The Kosovo War (Albanian: Lufta e Kosovës; Serbian: Косовски рат, Kosovski rat) was an armed conflict in Kosovo that lasted from 28 February 1998 until 11 June 1999. It was fought between the forces of the Federal Republic of Yugoslavia (FRY), which controlled Kosovo before the war, and the Kosovo Albanian separatist militia known as the Kosovo Liberation Army (KLA). The conflict ended when the North Atlantic Treaty Organization (NATO) intervened by beginning air strikes in March 1999 which resulted in Yugoslav forces withdrawing from Kosovo.

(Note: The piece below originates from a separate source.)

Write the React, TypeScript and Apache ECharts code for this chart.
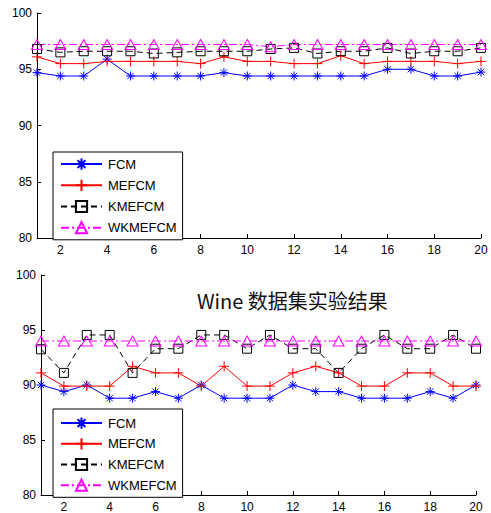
import React, { useEffect, useRef } from "react";
import * as echarts from "echarts";

const runs = [1, 2, 3, 4, 5, 6, 7, 8, 9, 10, 11, 12, 13, 14, 15, 16, 17, 18, 19, 20];
const xTicks = [2, 4, 6, 8, 10, 12, 14, 16, 18, 20];
const seriesNames = ["FCM", "MEFCM", "KMEFCM", "WKMEFCM"];

// top plot
const topFCM = [94.7, 94.4, 94.4, 95.9, 94.4, 94.4, 94.4, 94.4, 94.7, 94.4, 94.4, 94.4, 94.4, 94.4, 94.4, 95.0, 95.0, 94.4, 94.4, 94.75];
const topMEFCM = [96.1, 95.5, 95.5, 95.7, 95.7, 95.7, 95.7, 95.5, 96.1, 95.7, 95.7, 95.5, 95.5, 96.2, 95.5, 95.7, 95.7, 95.7, 95.5, 95.7];
const topKMEFCM = [96.8, 96.5, 96.6, 96.6, 96.6, 96.4, 96.5, 96.6, 96.6, 96.6, 96.8, 96.9, 96.4, 96.6, 96.6, 96.9, 96.4, 96.6, 96.6, 96.9];
const topWKMEFCM = [97.2, 97.2, 97.2, 97.2, 97.2, 97.2, 97.2, 97.2, 97.2, 97.2, 97.0, 97.2, 97.2, 97.2, 97.2, 97.2, 97.2, 97.2, 97.2, 97.2];

// bottom plot (Wine)
const winFCM = [90.0, 89.4, 90.0, 88.8, 88.8, 89.4, 88.8, 90.0, 88.8, 88.8, 88.8, 90.0, 89.4, 89.4, 88.8, 88.8, 88.8, 89.4, 88.8, 90.0];
const winMEFCM = [91.1, 89.9, 89.9, 89.9, 91.7, 91.1, 91.1, 89.9, 91.7, 89.9, 89.9, 91.1, 91.7, 91.1, 89.9, 89.9, 91.1, 91.1, 89.9, 89.9];
const winKMEFCM = [93.25, 91.1, 94.55, 94.55, 91.1, 93.3, 93.3, 94.55, 94.55, 93.3, 94.55, 93.3, 93.3, 91.1, 93.3, 94.55, 93.3, 93.3, 94.55, 93.3];
const winWKMEFCM = [94.0, 94.0, 94.0, 94.0, 94.0, 94.0, 94.0, 94.0, 94.0, 94.0, 94.0, 94.0, 94.0, 94.0, 94.0, 94.0, 94.0, 94.0, 94.0, 94.0];

const titleText = "Wine 数据集实验结果";

const SYM_AST = "path://M0,-6L0,6M-6,0L6,0M-4.2,-4.2L4.2,4.2M-4.2,4.2L4.2,-4.2";
const SYM_PLUS = "path://M0,-5L0,5M-5,0L5,0";
const SYM_SQ = "path://M-5,-5L5,-5L5,5L-5,5Z";
const SYM_TRI = "path://M0,-5L5.5,4.5L-5.5,4.5Z";

const styles = [
  { color: "#0000ff", symbol: SYM_AST, size: [9, 9], type: "solid" as any },
  { color: "#ff0000", symbol: SYM_PLUS, size: [10, 10], type: "solid" as any },
  { color: "#000000", symbol: SYM_SQ, size: [9, 9], type: [6, 4] as any },
  { color: "#ff00ff", symbol: SYM_TRI, size: [11, 10], type: [8, 3, 2, 3] as any },
];

const FONT = "Liberation Sans";

function makeSeries(values: number[][], axisIdx: number) {
  return values.map((vals, i) => ({
    name: seriesNames[i],
    type: "line",
    xAxisIndex: axisIdx,
    yAxisIndex: axisIdx,
    data: runs.map((r, k) => [r, vals[k]]),
    symbol: styles[i].symbol,
    symbolSize: styles[i].size,
    showAllSymbol: true,
    lineStyle: { color: styles[i].color, width: 1, type: styles[i].type },
    itemStyle: { color: "none", borderColor: styles[i].color, borderWidth: 1 },
    emphasis: { disabled: true },
  }));
}

function xAxis(gridIndex: number) {
  return {
    type: "value",
    gridIndex,
    min: 1,
    max: 20,
    axisLine: { lineStyle: { color: "#000", width: 1 } },
    axisTick: { inside: true, length: 4, customValues: xTicks, lineStyle: { color: "#000" } },
    axisLabel: { customValues: xTicks, color: "#000", fontSize: 12, fontFamily: FONT, margin: 6 },
    splitLine: { show: false },
  };
}

function yAxis(gridIndex: number) {
  return {
    type: "value",
    gridIndex,
    min: 80,
    max: 100,
    interval: 5,
    axisLine: { show: true, lineStyle: { color: "#000", width: 1 } },
    axisTick: { show: true, inside: true, length: 4, lineStyle: { color: "#000" } },
    axisLabel: { color: "#000", fontSize: 12, fontFamily: FONT, margin: 5 },
    splitLine: { show: false },
  };
}

function legend(top: number, gap: number, padTop: number) {
  return {
    orient: "vertical",
    left: 53,
    top,
    padding: [padTop, 6, 4, 7],
    itemGap: gap,
    itemWidth: 41,
    itemHeight: 14,
    borderColor: "#000",
    borderWidth: 1,
    backgroundColor: "#fff",
    data: seriesNames,
    textStyle: { fontSize: 13, fontFamily: FONT, color: "#000", lineHeight: 14, padding: [0, 0, 0, 1] },
    selectedMode: false,
  };
}

export default function App() {
  const ref = useRef<HTMLDivElement>(null);
  useEffect(() => {
    if (!ref.current) return;
    const chart = echarts.init(ref.current, null, { renderer: "svg" });
    chart.setOption({
      animation: false,
      backgroundColor: "#fff",
      grid: [
        { left: 37, right: 10, top: 13, height: 225, containLabel: false },
        { left: 41, right: 15, top: 275, height: 220, containLabel: false },
      ],
      xAxis: [xAxis(0), xAxis(1)],
      yAxis: [yAxis(0), yAxis(1)],
      legend: [legend(152, 5, 4), legend(409, 4.5, 6)],
      graphic: [
        {
          type: "text",
          left: 197,
          top: 290,
          style: { text: titleText, fontSize: 20, fontFamily: "Noto Sans CJK SC", fill: "#111" },
          z: 10,
        },
      ],
      series: [
        ...makeSeries([topFCM, topMEFCM, topKMEFCM, topWKMEFCM], 0),
        ...makeSeries([winFCM, winMEFCM, winKMEFCM, winWKMEFCM], 1),
      ],
    });
    return () => chart.dispose();
  }, []);
  return (
    <div
      ref={ref}
      style={{ position: "fixed", left: 0, top: 0, width: 491, height: 513, background: "#fff" }}
    />
  );
}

The KLA was formed in the early 1990s to fight against the discrimination of ethnic Albanians and the repression of political dissent by the Serbian authorities, which started after the suppression of Kosovo's autonomy and other discriminatory policies against Albanians by Serbian leader Slobodan Milošević in 1989. The KLA initiated its first campaign in 1995, after Kosovo's case was left out of the Dayton Agreement and it had become clear that President Rugova's strategy of peaceful resistance had failed to bring Kosovo onto the international agenda. In June 1996, the group claimed responsibility for acts of sabotage targeting Kosovo police stations, during the Kosovo Insurgency. In 1997, the organization acquired a large quantity of arms through weapons smuggling from Albania, following a rebellion in which weapons were looted from the country's police and army posts. In early 1998, KLA attacks targeting Yugoslav authorities in Kosovo resulted in an increased presence of Serb paramilitaries and regular forces who subsequently began pursuing a campaign of retribution targeting KLA sympathisers and political opponents; this campaign killed 1,500 to 2,000 civilians and KLA combatants, and had displaced 370,000 Kosovar Albanians by March 1999.